Codeforces Round769 部分题解
虽然翻车了TwT,但还是补一下题吧~~
A.ABC
题目
Recently, the students of School 179 have developed a unique algorithm, which takes in a binary string $s$ as input. However, they soon found out that if some substring $t$ of $s$ is a palindrome of length greater than 1 , the algorithm will work incorrectly. Can the students somehow reorder the characters of $s$ so that the algorithm will work correctly on the string?
A binary string is a string where each character is either 0 or 1 .
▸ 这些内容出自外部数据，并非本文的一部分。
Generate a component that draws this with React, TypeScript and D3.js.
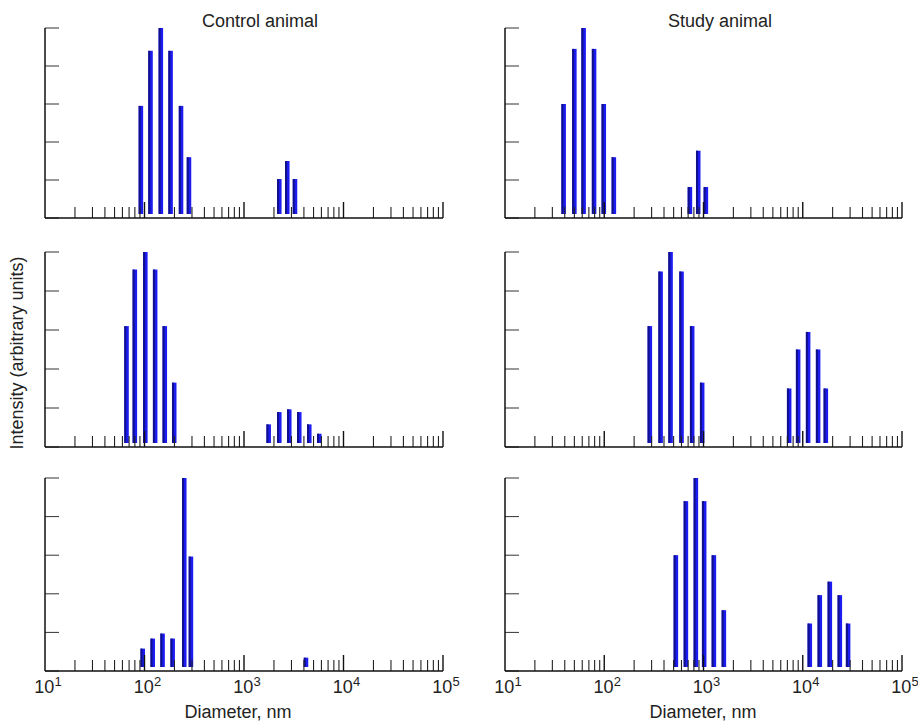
import * as d3 from "d3";

// bin diameters (nm) and intensities (fraction of panel max)
const controlDiam1 = [92, 115, 146, 183, 233, 280, 2264, 2723, 3255];
const controlInt1 = [0.59, 0.88, 1.0, 0.88, 0.59, 0.32, 0.205, 0.3, 0.205];
const studyDiam1 = [39, 50, 62, 79, 99, 125, 730, 885, 1057];
const studyInt1 = [0.6, 0.89, 1.0, 0.89, 0.6, 0.32, 0.163, 0.354, 0.163];

const controlDiam2 = [66, 80, 102, 128, 160, 199, 1771, 2264, 2852, 3594, 4530, 5710];
const controlInt2 = [0.62, 0.91, 1.0, 0.91, 0.62, 0.33, 0.116, 0.179, 0.193, 0.179, 0.116, 0.068];
const studyDiam2 = [288, 370, 466, 601, 769, 970, 7300, 8990, 11330, 14290, 17090];
const studyInt2 = [0.62, 0.9, 1.0, 0.9, 0.62, 0.33, 0.3, 0.5, 0.59, 0.5, 0.3];

const controlDiam3 = [96, 121, 152, 192, 251, 293, 4200];
const controlInt3 = [0.116, 0.168, 0.194, 0.168, 1.0, 0.593, 0.069];
const studyDiam3 = [527, 665, 838, 1016, 1273, 1605, 11780, 14860, 18750, 23640, 28650];
const studyInt3 = [0.6, 0.88, 1.0, 0.88, 0.6, 0.315, 0.246, 0.393, 0.463, 0.393, 0.246];

const decadeExps = [1, 2, 3, 4, 5];
const columnTitles = ["Control animal", "Study animal"];
const yTitle = "Intensity (arbitrary units)";
const xTitle = "Diameter, nm";

const FONT = "'Liberation Sans', Arial, sans-serif";
const BAR_W = 4.5;

const cols = [
  { x0: 45, x1: 443, titleX: 260, xTitleX: 238 },
  { x0: 505, x1: 902, titleX: 720, xTitleX: 703 },
];
const rows = [
  { top: 28, base: 218 },
  { top: 252, base: 447 },
  { top: 478, base: 671 },
];

interface PanelProps {
  diam: number[];
  inten: number[];
  x0: number;
  x1: number;
  top: number;
  base: number;
  labels: boolean;
}

function Panel({ diam, inten, x0, x1, top, base, labels }: PanelProps) {
  const x = d3.scaleLog().domain([10, 1e5]).range([x0, x1]);
  const y = d3.scaleLinear().domain([0, 1]).range([base, top]);

  const minor: number[] = [];
  decadeExps.slice(0, 4).forEach((e) => {
    for (let k = 2; k <= 9; k++) minor.push(k * Math.pow(10, e));
  });
  const major = decadeExps.slice(1).map((e) => Math.pow(10, e));

  return (
    <g>
      {/* bars float a few px above the baseline, like the original */}
      {diam.map((d, i) => {
        const cx = x(d);
        const yt = y(inten[i]);
        const h = Math.max(0, base - 4 - yt);
        return (
          <g key={i}>
            <rect x={cx - BAR_W / 2} y={yt} width={BAR_W} height={h} fill="#1c1cf2" />
            <rect x={cx - BAR_W / 2} y={yt} width={2} height={h} fill="#10108a" />
          </g>
        );
      })}
      {minor.map((v) => (
        <line key={"m" + v} x1={x(v)} x2={x(v)} y1={base} y2={base - 11} stroke="#222" strokeWidth={1.1} />
      ))}
      {major.map((v) => (
        <line key={"M" + v} x1={x(v)} x2={x(v)} y1={base} y2={base - 16} stroke="#111" strokeWidth={1.4} />
      ))}
      {y.ticks(5).map((t) => (
        <line key={"y" + t} x1={x0} x2={x0 + 14} y1={y(t)} y2={y(t)} stroke="#333" strokeWidth={1} />
      ))}
      <line x1={x0} x2={x0} y1={top} y2={base} stroke="#111" strokeWidth={1.5} />
      <line x1={x0} x2={x1} y1={base} y2={base} stroke="#111" strokeWidth={1.5} />
      {labels &&
        decadeExps.map((e) => (
          <text key={"l" + e} x={x(Math.pow(10, e)) + 3} y={base + 22} textAnchor="middle" fontFamily={FONT} fontSize={18} fill="#222">
            10
            <tspan fontSize={13} dy={-7}>{e}</tspan>
          </text>
        ))}
    </g>
  );
}

export default function App() {
  const data = [
    [
      [controlDiam1, controlInt1],
      [studyDiam1, studyInt1],
    ],
    [
      [controlDiam2, controlInt2],
      [studyDiam2, studyInt2],
    ],
    [
      [controlDiam3, controlInt3],
      [studyDiam3, studyInt3],
    ],
  ];

  return (
    <svg width={918} height={721} style={{ position: "absolute", left: 0, top: 0, background: "#fff" }}>
      <rect width={918} height={721} fill="#fff" />
      {rows.map((r, ri) =>
        cols.map((c, ci) => (
          <Panel
            key={ri + "-" + ci}
            diam={data[ri][ci][0]}
            inten={data[ri][ci][1]}
            x0={c.x0}
            x1={c.x1}
            top={r.top}
            base={r.base}
            labels={ri === rows.length - 1}
          />
        ))
      )}
      {cols.map((c, ci) => (
        <text key={"t" + ci} x={c.titleX} y={27} textAnchor="middle" fontFamily={FONT} fontSize={18} fill="#222">
          {columnTitles[ci]}
        </text>
      ))}
      {cols.map((c, ci) => (
        <text key={"xt" + ci} x={c.xTitleX} y={718} textAnchor="middle" fontFamily={FONT} fontSize={18} fill="#222">
          {xTitle}
        </text>
      ))}
      <text
        transform="translate(17,353) rotate(-90)"
        textAnchor="middle"
        dominantBaseline="central"
        fontFamily={FONT}
        fontSize={18}
        fill="#222"
      >
        {yTitle}
      </text>
    </svg>
  );
}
A string $a$ is a substring of a string $b$ if $a$ can be obtained from $b$ by deletion of several (possibly, zero or all) characters from the beginning and several (possibly, zero or all) characters from the end.
A palindrome is a string that reads the same backwards as forwards.
Input
Each test contains multiple test cases. The first line contains the number of test cases $t(1 \leq t \leq 100)$. Description of the test cases follows.
The first line of each test case contains a single integer $n(1 \leq n \leq 100)-$ the length of the string $s$.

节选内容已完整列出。